Example 1 is a method comprising: detecting presence of a user device within a proximity of a geographical location; requesting user data by providing an incentive to a user of the user device to provide user data; aggregating the user data, based on a response to the incentive, with data of other user devices to generate an anonymous set of user data; and providing a service to a user of the user device in response to receiving the user data.
In Example 2, the subject matter of Example 1 can optionally include providing an indication that the user data has been aggregated without identifying user data.
In Example 3, the subject matter of Example 2 can optionally include wherein the indication includes a zero-knowledge proof.
In Example 4, the subject matter of Example 3 can optionally include wherein the indication is based on an elliptic curve cryptography (ECC).
In Example 5, the subject matter of any of Examples 1-4 can optionally include wherein the service is provided at the geographical location.
In Example 6, the subject matter of Example 5 can optionally include wherein the incentive relates to a financial benefit or a comfort benefit at the geographical location.
In Example 7, the subject matter of Example 2 can optionally include wherein the incentive relates to a benefit at a different geographical location.
In Example 8, the subject matter of any of Examples 1-7 can optionally include generating a request to the user device for permission to access the user data; and retrieving user data upon receiving permission in response to the request.
In Example 9, the subject matter of any of Example 8 can optionally include detecting a response to the request, and selecting at least one sensor output of the user device from which data is collected.
In Example 10, the subject matter of any of Examples 1-9 can optionally include wherein the user data includes physiological data captured by the user device.
In Example 11, the subject matter of any of Examples 1-10 can optionally include wherein the data includes one or more of numerical values, multiple option response values, and text values.
In Example 12, the subject matter of Example 11 can optionally include wherein when the user data includes text values the method further comprises converting the text values to numerical values before aggregation of the numerical values.
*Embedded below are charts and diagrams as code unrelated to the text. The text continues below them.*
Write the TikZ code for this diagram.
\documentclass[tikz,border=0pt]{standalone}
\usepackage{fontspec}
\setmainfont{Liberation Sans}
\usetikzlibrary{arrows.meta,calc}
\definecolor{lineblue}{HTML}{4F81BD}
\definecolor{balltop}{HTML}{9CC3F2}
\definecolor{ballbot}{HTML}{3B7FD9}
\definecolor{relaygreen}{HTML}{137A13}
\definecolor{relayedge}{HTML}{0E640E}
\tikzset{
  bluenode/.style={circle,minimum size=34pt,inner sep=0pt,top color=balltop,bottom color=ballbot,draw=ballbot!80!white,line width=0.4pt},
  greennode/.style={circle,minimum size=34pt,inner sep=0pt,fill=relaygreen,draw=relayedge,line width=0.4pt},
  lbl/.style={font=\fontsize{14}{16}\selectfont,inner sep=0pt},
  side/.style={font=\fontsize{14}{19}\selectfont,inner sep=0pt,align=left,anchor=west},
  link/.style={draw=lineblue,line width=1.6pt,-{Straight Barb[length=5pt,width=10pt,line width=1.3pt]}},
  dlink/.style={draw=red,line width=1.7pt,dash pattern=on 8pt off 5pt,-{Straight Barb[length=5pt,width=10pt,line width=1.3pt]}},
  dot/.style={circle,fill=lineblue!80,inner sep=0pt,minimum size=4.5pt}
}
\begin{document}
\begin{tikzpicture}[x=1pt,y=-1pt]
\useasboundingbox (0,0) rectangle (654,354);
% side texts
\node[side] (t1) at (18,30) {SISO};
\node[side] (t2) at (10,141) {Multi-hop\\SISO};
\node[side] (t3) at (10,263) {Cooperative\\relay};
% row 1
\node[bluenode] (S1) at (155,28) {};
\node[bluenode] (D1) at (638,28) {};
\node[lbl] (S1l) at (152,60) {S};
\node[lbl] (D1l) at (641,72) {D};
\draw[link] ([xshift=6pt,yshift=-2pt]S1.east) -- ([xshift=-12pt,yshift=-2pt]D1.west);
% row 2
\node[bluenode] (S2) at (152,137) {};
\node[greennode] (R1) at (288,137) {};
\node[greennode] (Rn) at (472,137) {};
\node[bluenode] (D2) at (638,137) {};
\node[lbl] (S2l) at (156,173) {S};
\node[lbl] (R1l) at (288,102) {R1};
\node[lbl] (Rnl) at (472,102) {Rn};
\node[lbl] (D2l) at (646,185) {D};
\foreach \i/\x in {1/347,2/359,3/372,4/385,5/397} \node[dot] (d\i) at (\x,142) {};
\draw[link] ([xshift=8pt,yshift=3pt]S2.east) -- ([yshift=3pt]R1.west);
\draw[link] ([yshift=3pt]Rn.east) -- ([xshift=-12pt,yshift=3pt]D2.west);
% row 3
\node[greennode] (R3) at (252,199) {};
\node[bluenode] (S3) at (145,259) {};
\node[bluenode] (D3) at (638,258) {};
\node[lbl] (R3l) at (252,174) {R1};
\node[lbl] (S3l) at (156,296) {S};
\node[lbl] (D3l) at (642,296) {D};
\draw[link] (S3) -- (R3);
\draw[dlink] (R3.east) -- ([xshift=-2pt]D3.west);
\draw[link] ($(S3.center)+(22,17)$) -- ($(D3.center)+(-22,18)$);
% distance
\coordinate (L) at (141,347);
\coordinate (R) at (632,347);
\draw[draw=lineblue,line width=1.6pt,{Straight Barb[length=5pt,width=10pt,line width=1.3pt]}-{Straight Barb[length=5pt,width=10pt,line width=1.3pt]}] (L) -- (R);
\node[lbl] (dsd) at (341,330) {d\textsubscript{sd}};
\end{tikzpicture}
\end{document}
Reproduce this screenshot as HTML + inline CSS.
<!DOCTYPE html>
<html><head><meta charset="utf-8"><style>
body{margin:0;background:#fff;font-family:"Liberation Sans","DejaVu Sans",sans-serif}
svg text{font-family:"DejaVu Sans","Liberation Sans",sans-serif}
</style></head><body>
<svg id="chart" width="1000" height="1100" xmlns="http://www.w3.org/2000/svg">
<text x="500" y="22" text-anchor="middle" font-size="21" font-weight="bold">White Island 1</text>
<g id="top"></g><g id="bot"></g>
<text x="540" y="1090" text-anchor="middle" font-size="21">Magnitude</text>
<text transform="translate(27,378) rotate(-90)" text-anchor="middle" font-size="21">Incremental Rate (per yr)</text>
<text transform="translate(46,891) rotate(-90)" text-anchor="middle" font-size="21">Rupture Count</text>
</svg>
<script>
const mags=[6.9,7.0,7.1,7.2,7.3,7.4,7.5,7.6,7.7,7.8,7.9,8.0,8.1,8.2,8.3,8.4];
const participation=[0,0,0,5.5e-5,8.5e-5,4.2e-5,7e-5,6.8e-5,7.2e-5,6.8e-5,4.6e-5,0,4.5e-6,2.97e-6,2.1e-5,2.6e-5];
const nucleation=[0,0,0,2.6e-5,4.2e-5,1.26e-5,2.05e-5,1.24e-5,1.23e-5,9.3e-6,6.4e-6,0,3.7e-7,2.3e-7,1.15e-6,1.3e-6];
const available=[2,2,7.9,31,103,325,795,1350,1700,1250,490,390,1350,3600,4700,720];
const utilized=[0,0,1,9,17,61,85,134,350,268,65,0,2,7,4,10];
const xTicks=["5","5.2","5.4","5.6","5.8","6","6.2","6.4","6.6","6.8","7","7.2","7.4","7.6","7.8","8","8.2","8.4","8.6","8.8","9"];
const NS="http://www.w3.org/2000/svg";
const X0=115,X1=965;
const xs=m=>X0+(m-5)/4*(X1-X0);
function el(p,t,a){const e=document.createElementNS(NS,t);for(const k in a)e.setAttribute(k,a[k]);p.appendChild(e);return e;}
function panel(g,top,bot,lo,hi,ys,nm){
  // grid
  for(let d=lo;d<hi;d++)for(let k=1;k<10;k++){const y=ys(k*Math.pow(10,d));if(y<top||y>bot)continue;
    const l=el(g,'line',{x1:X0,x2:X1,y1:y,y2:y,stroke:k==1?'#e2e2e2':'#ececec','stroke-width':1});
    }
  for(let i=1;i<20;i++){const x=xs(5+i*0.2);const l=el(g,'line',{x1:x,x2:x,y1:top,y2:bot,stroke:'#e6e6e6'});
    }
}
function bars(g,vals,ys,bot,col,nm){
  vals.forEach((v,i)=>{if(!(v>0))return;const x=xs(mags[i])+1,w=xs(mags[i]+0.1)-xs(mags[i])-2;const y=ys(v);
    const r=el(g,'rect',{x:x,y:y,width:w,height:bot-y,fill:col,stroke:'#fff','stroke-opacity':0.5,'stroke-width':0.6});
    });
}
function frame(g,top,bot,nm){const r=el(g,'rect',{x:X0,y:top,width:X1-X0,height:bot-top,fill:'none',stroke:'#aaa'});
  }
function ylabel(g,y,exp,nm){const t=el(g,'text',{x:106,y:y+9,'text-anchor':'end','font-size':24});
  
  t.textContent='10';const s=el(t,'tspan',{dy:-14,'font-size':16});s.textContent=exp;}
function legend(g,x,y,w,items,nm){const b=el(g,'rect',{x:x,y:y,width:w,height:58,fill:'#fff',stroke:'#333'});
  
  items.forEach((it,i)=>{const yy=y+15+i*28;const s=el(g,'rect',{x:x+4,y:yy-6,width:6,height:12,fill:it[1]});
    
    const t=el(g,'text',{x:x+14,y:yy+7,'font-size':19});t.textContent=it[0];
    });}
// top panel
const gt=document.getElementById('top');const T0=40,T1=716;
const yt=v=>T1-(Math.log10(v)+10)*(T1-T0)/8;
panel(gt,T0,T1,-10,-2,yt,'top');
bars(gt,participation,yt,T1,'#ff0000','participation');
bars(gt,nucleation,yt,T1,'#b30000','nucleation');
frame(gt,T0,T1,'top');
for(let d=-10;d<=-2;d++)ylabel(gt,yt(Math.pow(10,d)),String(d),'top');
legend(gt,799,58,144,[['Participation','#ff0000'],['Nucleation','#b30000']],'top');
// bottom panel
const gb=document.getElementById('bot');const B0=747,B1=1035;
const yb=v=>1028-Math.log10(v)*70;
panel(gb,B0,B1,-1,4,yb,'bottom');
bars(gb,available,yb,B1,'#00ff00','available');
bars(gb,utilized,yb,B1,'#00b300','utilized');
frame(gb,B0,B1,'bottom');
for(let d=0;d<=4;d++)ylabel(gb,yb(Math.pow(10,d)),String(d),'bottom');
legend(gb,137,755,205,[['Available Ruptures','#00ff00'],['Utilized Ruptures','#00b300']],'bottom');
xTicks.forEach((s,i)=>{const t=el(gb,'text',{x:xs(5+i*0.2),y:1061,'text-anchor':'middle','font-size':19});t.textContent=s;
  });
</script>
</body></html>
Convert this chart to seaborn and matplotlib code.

In Example 13, the subject matter of any of Examples 1-12 can optionally include establishing a connection with the user device, wherein the connection includes at least one of a cellular connection, a Wi-Fi connection, a Bluetooth connection, and a near-field communication (NFC) connection.
Example 14 is a system comprising means for performing any of Examples 1-13.
Example 15 is a user device including means for performing any of Examples 1-13.